Return all the data, word for word.

INFORMATION SUPPLIED »
---*---
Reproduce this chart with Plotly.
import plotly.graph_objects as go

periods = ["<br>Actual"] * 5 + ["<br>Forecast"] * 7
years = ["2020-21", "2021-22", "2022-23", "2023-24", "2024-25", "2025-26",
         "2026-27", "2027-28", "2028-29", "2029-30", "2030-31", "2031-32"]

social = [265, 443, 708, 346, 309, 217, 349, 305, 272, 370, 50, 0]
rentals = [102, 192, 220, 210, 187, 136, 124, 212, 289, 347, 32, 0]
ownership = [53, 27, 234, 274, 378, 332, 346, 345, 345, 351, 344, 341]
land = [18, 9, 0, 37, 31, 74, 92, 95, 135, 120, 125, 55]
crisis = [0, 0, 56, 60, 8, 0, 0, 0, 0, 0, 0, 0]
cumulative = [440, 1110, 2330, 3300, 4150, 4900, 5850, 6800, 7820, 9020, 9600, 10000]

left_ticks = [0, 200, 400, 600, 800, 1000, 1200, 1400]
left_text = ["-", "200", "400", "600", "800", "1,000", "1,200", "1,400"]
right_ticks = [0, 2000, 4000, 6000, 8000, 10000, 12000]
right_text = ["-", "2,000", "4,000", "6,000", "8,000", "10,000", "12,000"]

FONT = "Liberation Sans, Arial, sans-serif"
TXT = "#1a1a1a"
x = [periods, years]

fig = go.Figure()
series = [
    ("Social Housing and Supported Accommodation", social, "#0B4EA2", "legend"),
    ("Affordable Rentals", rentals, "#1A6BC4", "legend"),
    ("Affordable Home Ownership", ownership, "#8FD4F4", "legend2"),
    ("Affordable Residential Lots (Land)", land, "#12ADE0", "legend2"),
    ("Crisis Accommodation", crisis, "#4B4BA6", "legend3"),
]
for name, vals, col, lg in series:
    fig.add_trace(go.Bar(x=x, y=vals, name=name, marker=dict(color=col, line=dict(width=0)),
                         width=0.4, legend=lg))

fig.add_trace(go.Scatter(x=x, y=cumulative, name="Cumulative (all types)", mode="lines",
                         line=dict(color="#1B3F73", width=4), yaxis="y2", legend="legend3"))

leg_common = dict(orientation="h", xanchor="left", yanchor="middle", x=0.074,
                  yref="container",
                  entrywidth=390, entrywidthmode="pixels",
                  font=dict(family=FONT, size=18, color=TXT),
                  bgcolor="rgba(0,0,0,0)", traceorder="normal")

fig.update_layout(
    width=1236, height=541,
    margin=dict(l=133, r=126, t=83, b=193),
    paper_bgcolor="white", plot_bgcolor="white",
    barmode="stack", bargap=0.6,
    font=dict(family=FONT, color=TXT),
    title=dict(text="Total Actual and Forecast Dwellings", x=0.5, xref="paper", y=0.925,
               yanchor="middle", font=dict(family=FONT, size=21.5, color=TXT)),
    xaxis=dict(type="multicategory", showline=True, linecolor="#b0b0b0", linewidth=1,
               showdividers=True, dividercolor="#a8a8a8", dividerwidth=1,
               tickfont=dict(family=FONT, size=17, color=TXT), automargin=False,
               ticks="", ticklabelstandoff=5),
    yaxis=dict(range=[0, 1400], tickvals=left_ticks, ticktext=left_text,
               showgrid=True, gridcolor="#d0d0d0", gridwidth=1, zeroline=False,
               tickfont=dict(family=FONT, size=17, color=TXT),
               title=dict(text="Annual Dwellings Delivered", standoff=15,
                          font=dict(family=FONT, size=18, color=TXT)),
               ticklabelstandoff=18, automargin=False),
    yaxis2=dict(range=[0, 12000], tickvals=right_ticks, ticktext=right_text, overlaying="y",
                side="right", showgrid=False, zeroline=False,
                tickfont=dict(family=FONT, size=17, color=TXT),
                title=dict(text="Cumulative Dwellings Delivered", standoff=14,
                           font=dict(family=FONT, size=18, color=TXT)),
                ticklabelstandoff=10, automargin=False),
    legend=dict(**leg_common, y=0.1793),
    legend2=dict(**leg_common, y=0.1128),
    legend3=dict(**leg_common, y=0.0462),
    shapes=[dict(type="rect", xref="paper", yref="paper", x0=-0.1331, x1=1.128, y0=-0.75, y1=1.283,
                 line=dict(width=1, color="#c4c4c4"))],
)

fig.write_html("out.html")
---*---
SOLVED PROBLEM »
Reproduce this chart with Plotly.
import plotly.graph_objects as go

periods = ["<br>Actual"] * 5 + ["<br>Forecast"] * 7
years = ["2020-21", "2021-22", "2022-23", "2023-24", "2024-25", "2025-26",
         "2026-27", "2027-28", "2028-29", "2029-30", "2030-31", "2031-32"]

social = [265, 443, 708, 346, 309, 217, 349, 305, 272, 370, 50, 0]
rentals = [102, 192, 220, 210, 187, 136, 124, 212, 289, 347, 32, 0]
ownership = [53, 27, 234, 274, 378, 332, 346, 345, 345, 351, 344, 341]
land = [18, 9, 0, 37, 31, 74, 92, 95, 135, 120, 125, 55]
crisis = [0, 0, 56, 60, 8, 0, 0, 0, 0, 0, 0, 0]
cumulative = [440, 1110, 2330, 3300, 4150, 4900, 5850, 6800, 7820, 9020, 9600, 10000]

left_ticks = [0, 200, 400, 600, 800, 1000, 1200, 1400]
left_text = ["-", "200", "400", "600", "800", "1,000", "1,200", "1,400"]
right_ticks = [0, 2000, 4000, 6000, 8000, 10000, 12000]
right_text = ["-", "2,000", "4,000", "6,000", "8,000", "10,000", "12,000"]

FONT = "Liberation Sans, Arial, sans-serif"
TXT = "#1a1a1a"
x = [periods, years]

fig = go.Figure()
series = [
    ("Social Housing and Supported Accommodation", social, "#0B4EA2", "legend"),
    ("Affordable Rentals", rentals, "#1A6BC4", "legend"),
    ("Affordable Home Ownership", ownership, "#8FD4F4", "legend2"),
    ("Affordable Residential Lots (Land)", land, "#12ADE0", "legend2"),
    ("Crisis Accommodation", crisis, "#4B4BA6", "legend3"),
]
for name, vals, col, lg in series:
    fig.add_trace(go.Bar(x=x, y=vals, name=name, marker=dict(color=col, line=dict(width=0)),
                         width=0.4, legend=lg))

fig.add_trace(go.Scatter(x=x, y=cumulative, name="Cumulative (all types)", mode="lines",
                         line=dict(color="#1B3F73", width=4), yaxis="y2", legend="legend3"))

leg_common = dict(orientation="h", xanchor="left", yanchor="middle", x=0.074,
                  yref="container",
                  entrywidth=390, entrywidthmode="pixels",
                  font=dict(family=FONT, size=18, color=TXT),
                  bgcolor="rgba(0,0,0,0)", traceorder="normal")

fig.update_layout(
    width=1236, height=541,
    margin=dict(l=133, r=126, t=83, b=193),
    paper_bgcolor="white", plot_bgcolor="white",
    barmode="stack", bargap=0.6,
    font=dict(family=FONT, color=TXT),
    title=dict(text="Total Actual and Forecast Dwellings", x=0.5, xref="paper", y=0.925,
               yanchor="middle", font=dict(family=FONT, size=21.5, color=TXT)),
    xaxis=dict(type="multicategory", showline=True, linecolor="#b0b0b0", linewidth=1,
               showdividers=True, dividercolor="#a8a8a8", dividerwidth=1,
               tickfont=dict(family=FONT, size=17, color=TXT), automargin=False,
               ticks="", ticklabelstandoff=5),
    yaxis=dict(range=[0, 1400], tickvals=left_ticks, ticktext=left_text,
               showgrid=True, gridcolor="#d0d0d0", gridwidth=1, zeroline=False,
               tickfont=dict(family=FONT, size=17, color=TXT),
               title=dict(text="Annual Dwellings Delivered", standoff=15,
                          font=dict(family=FONT, size=18, color=TXT)),
               ticklabelstandoff=18, automargin=False),
    yaxis2=dict(range=[0, 12000], tickvals=right_ticks, ticktext=right_text, overlaying="y",
                side="right", showgrid=False, zeroline=False,
                tickfont=dict(family=FONT, size=17, color=TXT),
                title=dict(text="Cumulative Dwellings Delivered", standoff=14,
                           font=dict(family=FONT, size=18, color=TXT)),
                ticklabelstandoff=10, automargin=False),
    legend=dict(**leg_common, y=0.1793),
    legend2=dict(**leg_common, y=0.1128),
    legend3=dict(**leg_common, y=0.0462),
    shapes=[dict(type="rect", xref="paper", yref="paper", x0=-0.1331, x1=1.128, y0=-0.75, y1=1.283,
                 line=dict(width=1, color="#c4c4c4"))],
)

fig.write_html("out.html")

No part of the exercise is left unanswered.